Played on a large set by Charles Davies (he seems to think and is indulged by the STC to build large scale every time - his THE REAL THING design was also an unnecessarily extreme vision - attractive for sure, but a tad over-the-top, the STC Design budgets seem to be very, very generous), that was manually pushed into place by the actors (and crew) - it seems to be the season trope with the other current production THE DEEP BLUE SEA's design, similarly dragged manually by the artists around the spaces for the action - an arbitrary decision by the Director. For what theatrical gain to the clarification of the play, one may ponder and be, ultimately, perplexed to find a satisfactory answer. The braking of the tempo of the play because of the Director's intervention to the structure of the playwriting threw the work into a working class sentimentality which when having an Italian folk song tagged onto the ending of the play, the tone of the night became maudlin and boringly bourgeois - oh, isn't that nice?

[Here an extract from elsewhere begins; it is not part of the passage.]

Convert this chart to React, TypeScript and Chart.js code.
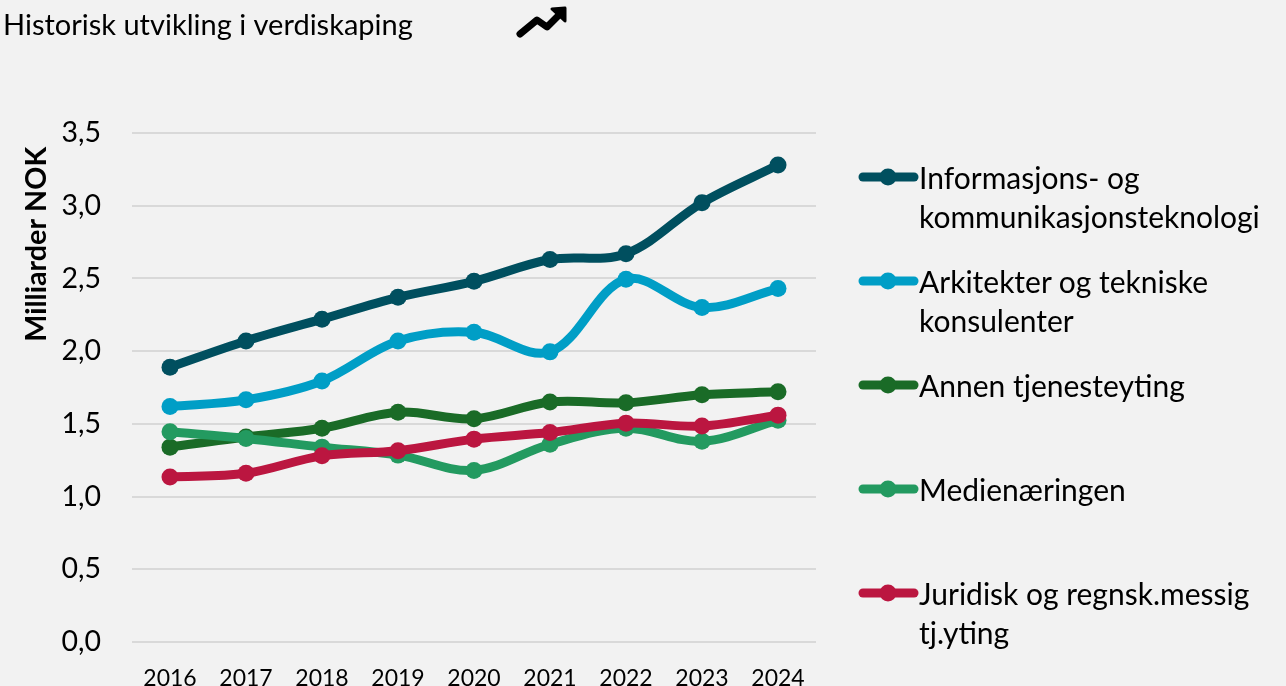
import React, { useEffect, useRef } from "react";
import { Chart, registerables } from "chart.js";

Chart.register(...registerables);

const years = ["2016", "2017", "2018", "2019", "2020", "2021", "2022", "2023", "2024"];
const informasjon = [1.89, 2.07, 2.22, 2.37, 2.48, 2.63, 2.67, 3.02, 3.28];
const arkitekter = [1.62, 1.665, 1.795, 2.07, 2.13, 1.995, 2.495, 2.3, 2.43];
const annen = [1.34, 1.41, 1.47, 1.58, 1.535, 1.65, 1.645, 1.7, 1.72];
const medie = [1.445, 1.4, 1.34, 1.285, 1.18, 1.36, 1.47, 1.38, 1.525];
const juridisk = [1.135, 1.16, 1.28, 1.315, 1.395, 1.44, 1.505, 1.485, 1.56];

const FONT = "Lato, 'Open Sans', sans-serif";
const TITLE = "Historisk utvikling i verdiskaping";
const AXIS_TITLE = "Milliarder NOK\u00a0\u00a0";

const series = [
  { lines: ["Informasjons- og", "kommunikasjonsteknologi"], data: informasjon, color: "#004f5f", legendY: 177 },
  { lines: ["Arkitekter og tekniske", "konsulenter"], data: arkitekter, color: "#009ec6", legendY: 281 },
  { lines: ["Annen tjenesteyting"], data: annen, color: "#1a6b27", legendY: 385 },
  { lines: ["Medienæringen"], data: medie, color: "#239a60", legendY: 489 },
  { lines: ["Juridisk og regnsk.messig", "tj.yting"], data: juridisk, color: "#bb1640", legendY: 593 },
];

export default function App() {
  const ref = useRef<HTMLCanvasElement>(null);
  useEffect(() => {
    document.body.style.margin = "0";
    document.body.style.background = "#f2f2f2";
    const chart = new Chart(ref.current!, {
      type: "line",
      data: {
        labels: years,
        datasets: series.map((s, i) => ({
          label: s.lines.join(" "),
          data: s.data,
          borderColor: s.color,
          backgroundColor: s.color,
          borderWidth: 9,
          pointRadius: 8.5,
          pointBorderWidth: 0,
          pointBackgroundColor: s.color,
          borderCapStyle: "round",
          tension: 0.35,
          order: series.length - i,
        })),
      },
      options: {
        responsive: false,
        animation: false,
        layout: { padding: { left: 3, right: 470, top: 0, bottom: 0 } },
        plugins: {
          legend: { display: false },
          tooltip: { enabled: false },
          title: {
            display: true,
            text: TITLE,
            align: "start",
            color: "#000",
            font: { family: FONT, size: 29, weight: "normal", lineHeight: 1.2 },
            padding: { top: 8, bottom: 90.2 },
          },
        },
        scales: {
          x: {
            offset: true,
            grid: { display: false },
            border: { display: false },
            ticks: { color: "#000", font: { family: FONT, size: 23 }, padding: 15, maxRotation: 0 },
            afterFit: (s: any) => { s.height = 44; },
          },
          y: {
            min: 0,
            max: 3.5,
            grid: { color: "#d9d9d9", lineWidth: 2, drawTicks: false },
            border: { display: false },
            ticks: {
              stepSize: 0.5,
              color: "#000",
              padding: 31,
              font: { family: FONT, size: 28.5 },
              callback: (v: any) => Number(v).toFixed(1).replace(".", ","),
            },
            title: {
              display: true,
              text: AXIS_TITLE,
              color: "#000",
              align: "end",
              font: { family: FONT, size: 28.7, weight: "bold" },
              padding: { top: 17, bottom: 0 },
            },
            afterFit: (s: any) => {
              s.width = 129;
              s.paddingTop = 0;
              s.paddingBottom = 0;
            },
          },
        },
      },
    } as any);
    return () => chart.destroy();
  }, []);

  return (
    <div style={{ position: "relative", width: 1286, height: 686, overflow: "hidden", background: "#f2f2f2" }}>
      <canvas ref={ref} width={1286} height={686} style={{ display: "block", position: "absolute", left: 0, top: 0 }} />
      <svg width={1286} height={686} style={{ position: "absolute", left: 0, top: 0, pointerEvents: "none" }}>
        <polyline points="520,34 537,20 547,27 560,14" fill="none" stroke="#000" strokeWidth={7} strokeLinecap="round" strokeLinejoin="round" />
        <polygon points="552,9 565,8 565,21" fill="#000" stroke="#000" strokeWidth={3} strokeLinejoin="round" />
        {series.map((s) => (
          <g key={s.lines[0]}>
            <line x1={863} x2={914} y1={s.legendY} y2={s.legendY} stroke={s.color} strokeWidth={9} strokeLinecap="round" />
            <circle cx={888} cy={s.legendY} r={8.5} fill={s.color} />
          </g>
        ))}
      </svg>
      {series.map((s) =>
        s.lines.map((line, j) => (
          <div
            key={line}
            style={{
              position: "absolute",
              left: 919,
              top: s.legendY - 20 + j * 39,
              height: 40,
              lineHeight: "40px",
              whiteSpace: "nowrap",
              color: "#000",
              fontFamily: FONT,
              fontSize: 30,
            }}
          >
            {line}
          </div>
        ))
      )}
    </div>
  );
}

When this play first appeared in 1974, it caused riots in the theatre, which were taken out into the Italian streets and to the local super markets where there was a riotous 'liberation' of food goods. The police were called. At this production in the Drama Theatre there was not a flame of anger, rebellion, not a demand from anyone for our governments and institutions to do something other than 'spin' the moments with their empty words. There was no reportage of ransacking in Sydney, alas. Instead there were a glasses of wine and some canapés passed around to accompany blithe gossip about one's next job, or the weather, or, blah, blah, blah. Wasn't that fun?. No Fo or Rame heat there.

How comfortable it is to be in Australia!
We believe, like our Mr Morrison, in miracles, not actions for change.

P.S. I was in a production of this play in 1980 out at the Q Theatre in Penrith. Such a joy to do. I was lucky to play the role of the four personas.